Page 2–The GeoRecord Vol 3.2
Spring 1997
From the Director

by Lee C. Gerhard,

Director and State Geologist


The Kansas Geological Survey is the steward of Kansas's resources

Retired State Senator Franklin Gaines once told me that the Kansas Geological Survey is “the steward of Kansas’s natural resources.” In this scenario, a vision for future research is crucial. Periodically, the Survey reviews its programs and identifies the need for research projects in Kansas. Health and safety receive highest priority, but the economic health of Kansas ranks close behind. In our most recent evaluation of research needs, two projects arose that we strongly believe must be addressed.

The first is an overall study of the Hugoton natural gas area in southwestern Kansas. The area produced 639 billion cubic feet of gas and 10 million barrels of oil in 1995, worth $1.3 billion. This generated about $80 million in severance taxes, and probably about twice that in income taxes, ad valorem taxes, sales taxes, and other economic multipliers. Most of the area’s irrigation is fueled by natural gas.

So what’s the problem? Field pressures are dropping, from 425 pounds per square inch (psi) at discovery in 1928 to under 100 psi today. Simple extrapolation of the pressure curve suggests that the field’s natural production will be depleted by about 2008. The Survey has proposed an integrated study that could provide the information to develop the field’s resources, extending its productive life and revenues.

A second issue is water-quality degradation around livestock confinement areas in western Kansas. The Survey has baseline information from a study of irrigation water quality in the 1970’s.
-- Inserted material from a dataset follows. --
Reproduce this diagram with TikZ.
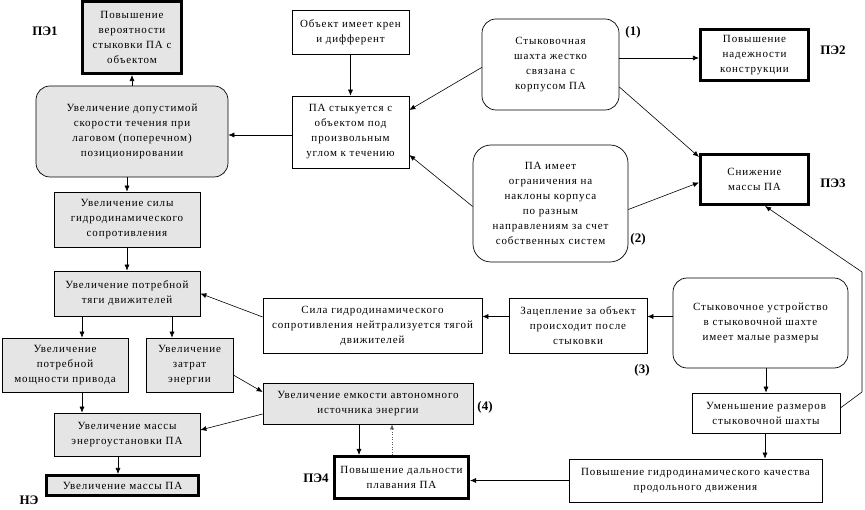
\documentclass[tikz,border=0pt]{standalone}
\usepackage{fontspec}
\setmainfont{Liberation Serif}
\newfontfamily\boxfont[LetterSpace=8]{Liberation Serif}
\usetikzlibrary{arrows.meta,calc}
\begin{document}
\begin{tikzpicture}[x=1pt,y=-1pt,
  box/.style={draw, line width=0.7pt, align=center, inner sep=0pt, font=\boxfont\fontsize{11}{15}\selectfont},
  grey/.style={fill=gray!20},
  heavy/.style={line width=2.6pt},
  rbox/.style={box, rounded corners=14pt},
  lab/.style={font=\bfseries\fontsize{13}{15}\selectfont, inner sep=0pt},
  arr/.style={-{Latex[length=6pt,width=5pt]}, line width=0.6pt},
  dotarr/.style={-{Latex[length=5pt,width=4pt]}, line width=0.5pt, dotted, draw=gray!70!black}]
\useasboundingbox (0,0) rectangle (865,510);
% nodes
\node[box,grey,heavy,minimum width=99.5pt,minimum height=72.5pt] (pe1) at (132,37.5) {Повышение\\вероятности\\стыковки ПА с\\объектом};
\node[rbox,grey,minimum width=192pt,minimum height=91pt] (r1) at (132,131.5) {Увеличение допустимой\\скорости течения при\\лаговом (поперечном)\\позиционировании};
\node[box,minimum width=117pt,minimum height=44pt] (obj) at (350.5,32) {Объект имеет крен\\и дифферент};
\node[box,minimum width=117pt,minimum height=72pt] (pa) at (350.5,132) {ПА стыкуется с\\объектом под\\произвольным\\углом к течению};
\node[rbox,minimum width=137pt,minimum height=91pt] (shaft) at (550.5,64.5) {Стыковочная\\шахта жестко\\связана с\\корпусом ПА};
\node[box,heavy,minimum width=108.5pt,minimum height=51.5pt] (pe2) at (754.5,55) {Повышение\\надежности\\конструкции};
\node[box,heavy,minimum width=108.5pt,minimum height=50.5pt] (pe3) at (754.5,179.5) {Снижение\\массы ПА};
\node[rbox,rounded corners=18pt,minimum width=155pt,minimum height=117pt] (lim) at (550.5,203.5) {ПА имеет\\ограничения на\\наклоны корпуса\\по разным\\направлениям за счет\\собственных систем};
\node[box,grey,minimum width=146pt,minimum height=55pt] (drag) at (127,219.5) {Увеличение силы\\гидродинамического\\сопротивления};
\node[box,grey,minimum width=146pt,minimum height=45pt] (thrust) at (127,293.5) {Увеличение потребной\\тяги движителей};
\node[box,grey,minimum width=126pt,minimum height=54pt] (power) at (65,365) {Увеличение\\потребной\\мощности привода};
\node[box,grey,minimum width=87pt,minimum height=54pt] (energy) at (189.5,365) {Увеличение\\затрат\\энергии};
\node[box,grey,minimum width=146pt,minimum height=43pt] (plant) at (127,434.5) {Увеличение массы\\энергоустановки ПА};
\node[box,grey,heavy,minimum width=152.5pt,minimum height=20.5pt] (ne) at (122.5,485.5) {Увеличение массы ПА};
\node[box,minimum width=219pt,minimum height=55pt] (force) at (372.5,325.5) {Сила гидродинамического\\сопротивления нейтрализуется тягой\\движителей};
\node[box,minimum width=138pt,minimum height=55pt] (hook) at (578,325.5) {Зацепление за объект\\происходит после\\стыковки};
\node[rbox,minimum width=175pt,minimum height=90pt] (dev) at (760.5,323) {Стыковочное устройство\\в стыковочной шахте\\имеет малые размеры};
\node[box,grey,minimum width=210pt,minimum height=41pt] (cap) at (368,403.5) {Увеличение емкости автономного\\источника энергии};
\node[box,minimum width=148pt,minimum height=40pt] (size) at (766,413) {Уменьшение размеров\\стыковочной шахты};
\node[box,heavy,minimum width=134.5pt,minimum height=42.5pt] (pe4) at (401.5,477.5) {Повышение дальности\\плавания ПА};
\node[box,minimum width=253pt,minimum height=43pt] (hydro) at (695.5,480.5) {Повышение гидродинамического качества\\продольного движения};
% labels
\node[lab] (l1) at (45,31) {ПЭ1};
\node[lab] (l2) at (833,50) {ПЭ2};
\node[lab] (l3) at (833,183) {ПЭ3};
\node[lab] (l4) at (316,478) {ПЭ4};
\node[lab] (l5) at (29,500) {НЭ};
\node[lab] (n1) at (633,32) {(1)};
\node[lab] (n2) at (638,239) {(2)};
\node[lab] (n3) at (642,370) {(3)};
\node[lab] (n4) at (485,407) {(4)};
% bend points
\coordinate (b1) at (862,392);
\coordinate (b2) at (862,272);
% connectors
\draw[arr] (r1.north) -- (pe1.south);
\draw[arr] ([yshift=-3]pa.west) -- ([yshift=-3]pa.west -| r1.east);
\draw[arr] (obj.south) -- (pa.north);
\draw[arr] ([yshift=-3]shaft.west) -- ([yshift=22]pa.east);
\draw[arr] ([yshift=-3]pe2.west -| shaft.east) -- ([yshift=-3]pe2.west);
\draw[arr] ([yshift=-22.5]shaft.east) -- ([yshift=-4]pe3.north west);
\draw[arr] ([yshift=-3]lim.west) -- ([yshift=-23]pa.east);
\draw[arr] ([yshift=-6]lim.east) -- ([yshift=-3]pe3.west);
\draw[arr] ([yshift=5]size.east) -- (b1) -- (b2) -- ([xshift=10.5]pe3.south);
\draw[arr] (drag.north |- r1.south) -- (drag.north);
\draw[arr] (drag.south) -- (thrust.north);
\draw[arr] ([xshift=-45]thrust.south) -- ([xshift=-45]thrust.south |- power.north);
\draw[arr] ([xshift=45]thrust.south) -- ([xshift=45]thrust.south |- energy.north);
\draw[arr] ([yshift=8.5]force.west) -- (thrust.east);
\draw[arr] ([yshift=9]hook.west) -- ([yshift=9]force.east);
\draw[arr] ([yshift=9]hook.east -| dev.west) -- ([yshift=9]hook.east);
\draw[arr] (size.north |- dev.south) -- (size.north);
\draw[arr] ([xshift=-1]size.south) -- ([xshift=-1]size.south |- hydro.north);
\draw[arr] (hydro.west) -- (hydro.west -| pe4.east);
\draw[arr] ([xshift=-42.5]pe4.north |- cap.south) -- ([xshift=-42.5]pe4.north);
\draw[dotarr] ([xshift=-9.5]pe4.north) -- ([xshift=-9.5]pe4.north |- cap.south);
\draw[arr] ([yshift=-10]energy.east) -- ([yshift=11.5]cap.west);
\draw[arr] ([yshift=-10.5]cap.west) -- ([yshift=4.5]plant.east);
\draw[arr] ([xshift=17]power.south) -- ([xshift=17]power.south |- plant.north);
\draw[arr] ([xshift=-9]plant.south) -- ([xshift=-9]plant.south |- ne.north);
\end{tikzpicture}
\end{document}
Re-testing large numbers of irrigation wells could help determine whether water quality is being adversely affected by present land uses.

Having identified those needs, the Survey is seeking the funding to carry out the research. As stewards of the state’s natural resources, we believe that is our role and our responsibility.
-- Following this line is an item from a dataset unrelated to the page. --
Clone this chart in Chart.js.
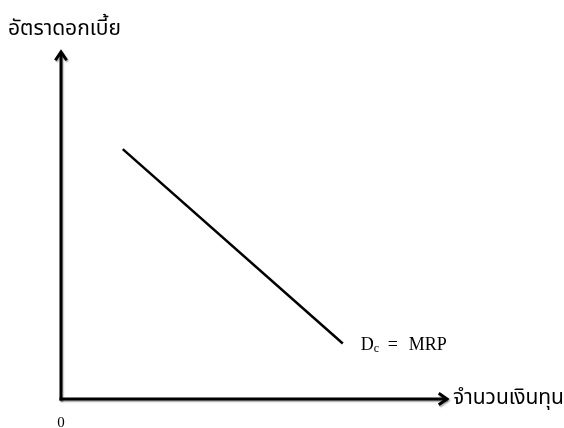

Harrison Joins Survey Staff

William E. Harrison will join the Survey as deputy director beginning in July 1997. Previously the manager of the Geotechnology Department at Lockheed Martin Idaho Technologies in Idaho Falls, Idaho, Harrison has also worked with ARCO Exploration and Technology and the Oklahoma Geological Survey. He has a B.S. in geology (Lamar State, 1966), an M.S. in geology (University of Oklahoma, 1968), and a Ph.D. in organic geochemistry and marine science (Louisiana State University, 1976). Harrison will take over for Lawrence Brady, the Survey’s current deputy director, who will return to coal research after six years as deputy director.